The "characteristic property" of the tensor space

Question

This relates to page 309 of John Lee's textbook on Smooth Manifolds. Specifically Proposition 12.7, the characteristic property of the tensor product space.

I fundamentally fail to see how this would uniquely characterise the tensor product space up to isomorphism, even if the proposition is true:

Proposition 12.7 (Characteristic Property of the Tensor Product Space)

Let $V_1,...,V_k$ be finite-dimensional real vector spaces. If $A:V_1\times ...\times V_k\rightarrow X$ is any multilinear map into a vector space $X$, then there is a unique linear map $\tilde A:V_1\otimes ...\otimes V_k\rightarrow X$ such that the following diagram commutes:

where $\pi$ is the map $\pi(v_1,...,v_k)=v_1\otimes...\otimes v_k$.

Could someone explain in principle how this would uniquely characterise the tensor product space? The book provides a proof of the proposition, I'm just confused on the underlying logic being employed.

I think an emphasis on why the existence of "another candidate for the tensor product space" must be isomorphic to the first given the truth of the above.

Answer 1

Denote the tensor product by $T$. Assume there is another space $T'$ and a multilinear map $\pi': V_1\times...\times V_k\to T'$ with the same universal property: if $f:V_1\times...\times V_k\to X$ is multilinear then then there is a unique linear map $\tilde{f}:T'\to X$ such that $\tilde{f}\circ\pi'=f$.

Since $\pi: V_1\times...\times V_k\to T$ is multilinear, there is a unique linear map $\varphi:T'\to T$ such that $\varphi\circ\pi'=\pi$. Similarly, since $\pi':V_1\times...\times V_k\to T'$ is multilinear, there is a unique map $\psi:T\to T'$ such that $\psi\circ\pi=\pi'$.

So we get $(\varphi\circ\psi)\circ\pi=\pi$. So $\varphi\circ\psi:T\to T$ is a linear map which "extends" the multilinear map $\pi:V_1\times...\times V_k\to T$ to $T$. On the other hand, $id_T$ is another linear map which satisfies $id_T\circ\pi=\pi$, and so it also "extends" the same multilinear map. By the uniqueness of the extension, it follows that $\varphi\circ\psi=id_T$. Similarly, it can be shown that $\psi\circ\varphi=id_{T'}$. So $\psi:T\to T'$ is an isomorphism.

Answer 2

Yes! What you have remarked at the end is how we show that.

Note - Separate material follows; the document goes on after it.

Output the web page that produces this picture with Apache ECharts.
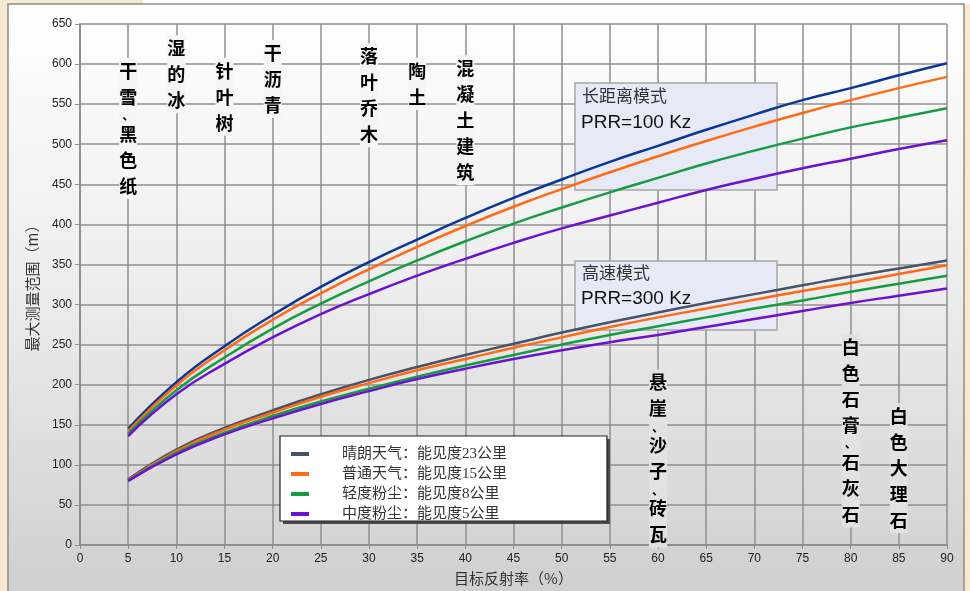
<!DOCTYPE html>
<html>
<head>
<meta charset="utf-8">
<script src="https://cdn.jsdelivr.net/npm/echarts@6/dist/echarts.min.js"></script>
<style>
  html, body { margin: 0; padding: 0; background: #f8e9d0; }
  #main { width: 970px; height: 591px; }
</style>
</head>
<body>
<div id="main"></div>
<script>
// reflectivity (%) on the x axis
const reflect = [5, 10, 15, 20, 25, 30, 35, 40, 45, 50, 55, 60, 65, 70, 75, 80, 85, 90];

// long distance mode, PRR = 100 kHz
const long23 = [145, 203, 248, 287, 322, 353, 381, 408, 433, 456, 478, 498, 518, 537, 555, 570, 586, 601];
const long15 = [142, 199, 243, 281, 314, 344, 372, 398, 422, 444, 465, 485, 504, 522, 539, 555, 570, 584];
const long8  = [139, 193, 234, 270, 301, 329, 355, 379, 401, 421, 440, 458, 476, 492, 507, 521, 533, 545];
const long5  = [136, 188, 226, 259, 288, 313, 336, 357, 377, 395, 411, 427, 443, 457, 470, 482, 494, 505];

// high speed mode, PRR = 300 kHz
const fast23 = [82, 119, 146, 168, 188, 206, 222, 237, 251, 265, 278, 290, 302, 313, 324, 335, 345, 355];
const fast15 = [81, 117, 144, 165, 185, 202, 218, 232, 246, 259, 272, 284, 295, 306, 317, 327, 338, 349];
const fast8  = [80, 115, 140, 161, 179, 195, 210, 224, 237, 250, 262, 273, 284, 295, 305, 316, 326, 336];
const fast5  = [80, 113, 138, 158, 176, 192, 207, 220, 232, 243, 253, 262, 272, 282, 292, 302, 311, 320];

const weatherNames = ['晴朗天气：能见度23公里', '普通天气：能见度15公里', '轻度粉尘：能见度8公里', '中度粉尘：能见度5公里'];

// materials marked at their typical reflectivity; top given in metres on the y axis
const materials = ['干雪、黑色纸', '湿的冰', '针叶树', '干沥青', '落叶乔木', '陶土', '混凝土建筑', '悬崖、沙子、砖瓦', '白色石膏、石灰石', '白色大理石'];
const materialAt = [5, 10, 15, 20, 30, 35, 40, 60, 80, 85];
const materialTop = [608, 636, 608, 630, 626, 608, 611, 219, 263, 177];

const colors = ['#44546a', '#ff6a13', '#169c40', '#6a12d0'];
const longColors = ['#0a3797', '#ff6a13', '#169c40', '#6a12d0'];

const pairs = (ys) => reflect.map((x, i) => [x, ys[i]]);

const chart = echarts.init(document.getElementById('main'));

const series = [];
[long23, long15, long8, long5].forEach((d, i) => {
  series.push({
    name: weatherNames[i], type: 'line', data: pairs(d), smooth: true, showSymbol: false,
    lineStyle: { width: 2.5, color: longColors[i] }, itemStyle: { color: longColors[i] }, z: 3
  });
});
[fast23, fast15, fast8, fast5].forEach((d, i) => {
  series.push({
    name: weatherNames[i], type: 'line', data: pairs(d), smooth: true, showSymbol: false,
    lineStyle: { width: 2.5, color: colors[i] }, itemStyle: { color: colors[i] }, z: 3
  });
});

const gridLine = { show: true, lineStyle: { color: '#8f8f8f', width: 1.5 } };

chart.setOption({
  backgroundColor: '#f8e9d0',
  animation: false,
  grid: { left: 80, right: 23, top: 24, bottom: 45 },
  xAxis: {
    type: 'value', min: 0, max: 90, interval: 5,
    name: '目标反射率（%）', nameLocation: 'middle', nameGap: 26,
    nameTextStyle: { fontSize: 15, color: '#333', fontFamily: 'Noto Sans CJK SC' },
    axisLine: { lineStyle: { color: '#8f8f8f', width: 2 } },
    axisTick: { show: true, length: 4, lineStyle: { color: '#8f8f8f' } },
    axisLabel: { fontSize: 12, color: '#222', margin: 8, fontFamily: '"Liberation Sans Narrow", "Liberation Sans", sans-serif' },
    splitLine: gridLine
  },
  yAxis: {
    type: 'value', min: 0, max: 650, interval: 50,
    name: '最大测量范围（m）', nameLocation: 'middle', nameGap: 40, nameRotate: 90,
    nameTextStyle: { fontSize: 15, color: '#333', fontFamily: 'Noto Sans CJK SC' },
    axisLine: { show: true, lineStyle: { color: '#8f8f8f', width: 2 } },
    axisTick: { show: true, length: 5, lineStyle: { color: '#8f8f8f' } },
    axisLabel: { fontSize: 12, color: '#222', margin: 8, fontFamily: '"Liberation Sans", Arial, sans-serif' },
    splitLine: gridLine
  },
  legend: {
    orient: 'vertical', left: 286, top: 441, z: 200,
    selectedMode: false, icon: 'rect', itemWidth: 18, itemHeight: 4, itemGap: 4,
    data: weatherNames.map((n, i) => ({ name: n, itemStyle: { color: colors[i] } })),
    textStyle: { fontSize: 15, color: '#333', lineHeight: 16, padding: [0, 0, 0, 28],
      fontFamily: '"Liberation Serif", "Noto Sans CJK SC", serif' }
  },
  series
});

function vertical(str) {
  return str.split('').map(ch => ch === '、' ? '{p|、}' : '{c|' + ch + '}').join('\n');
}

const graphics = [
  { type: 'rect', z: -100, shape: { x: 143, y: 0, width: 827, height: 4 }, style: { fill: '#ffffff' } },
  { type: 'rect', z: -100, shape: { x: 8, y: 4, width: 956, height: 590 },
    style: { fill: new echarts.graphic.LinearGradient(0, 0, 0, 1, [
      { offset: 0, color: '#ffffff' }, { offset: 0.5, color: '#ececec' }, { offset: 1, color: '#cfcfcf' }]),
      stroke: '#8c8c8c', lineWidth: 1.5 } },
  // mode boxes (behind the curves)
  { type: 'rect', z: 1, shape: { x: 575, y: 83, width: 202, height: 107 },
    style: { fill: '#e8e9f7', stroke: '#a6a6a6', lineWidth: 1.5 } },
  { type: 'text', z: 1, x: 582, y: 87, style: { text: '长距离模式', font: '17px "Noto Sans CJK SC"', fill: '#333' } },
  { type: 'text', z: 1, x: 581, y: 113, style: { text: 'PRR=100 Kz', font: '19px "Liberation Sans", Arial', fill: '#111' } },
  { type: 'rect', z: 1, shape: { x: 575, y: 261, width: 202, height: 69 },
    style: { fill: '#e8e9f7', stroke: '#a6a6a6', lineWidth: 1.5 } },
  { type: 'text', z: 1, x: 582, y: 264, style: { text: '高速模式', font: '17px "Noto Sans CJK SC"', fill: '#333' } },
  { type: 'text', z: 1, x: 581, y: 289, style: { text: 'PRR=300 Kz', font: '19px "Liberation Sans", Arial', fill: '#111' } },
  // legend frame with a hard drop shadow
  { type: 'rect', z: 149, shape: { x: 283, y: 439, width: 327, height: 85 }, style: { fill: '#4a4a4a' } },
  { type: 'rect', z: 150, shape: { x: 280, y: 436, width: 327, height: 85 },
    style: { fill: '#ffffff', stroke: '#222', lineWidth: 1.2 } }
];

materials.forEach((m, i) => {
  const p = chart.convertToPixel({ gridIndex: 0 }, [materialAt[i], materialTop[i]]);
  graphics.push({
    type: 'text', z: 1, x: p[0], y: p[1],
    style: {
      text: vertical(m), align: 'center', verticalAlign: 'top',
      backgroundColor: p[1] < 250 ? '#f5f5f5' : '#e2e2e2',
      rich: {
        c: { font: 'bold 18px "Noto Sans CJK SC"', fill: '#000', lineHeight: 26 },
        p: { font: 'bold 12px "Noto Sans CJK SC"', fill: '#000', lineHeight: 11 }
      }
    }
  });
});

chart.setOption({ graphic: graphics });
</script>
</body>
</html>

Let $W$ satisfies the characteristic property of tensor product. This means :

1. There is a map $\theta: V_1 \times \cdots \times V_k \to W$
2. Given any map $T : V_1 \times \cdots \times V_k \to X$, there exist a unique map $t : W \to X$ such that $$T = t \circ \theta$$

Now there should be a unique map $t_\pi : W \to V_1 \otimes \cdots \otimes V_k$ such that $\pi = t_\pi \circ \theta$ and a unique map $A_\theta : V_1 \otimes \cdots \otimes V_k \to W$ such that $\theta = A_\theta \circ \pi$.

Hence we get $$\pi = (t_\pi \circ A_\theta ) \circ \pi \quad \text{and} \quad \theta = (A_\theta \circ t_\pi) \circ \theta$$

Also we have $$\pi = \text{Id}_{V_1 \otimes \cdots \otimes V_k} \circ \pi \quad \text{and} \quad \theta = \text{Id}_W \circ \theta$$

But due to uniqueness, $$\text{Id}_{V_1 \otimes \cdots \otimes V_k} = t_\pi \circ A_\theta \quad \text{and} \quad \text{Id}_W = A_\theta \circ t_\pi$$

So, $V_1 \otimes \cdots \otimes V_k$ is isomorphic to $W$.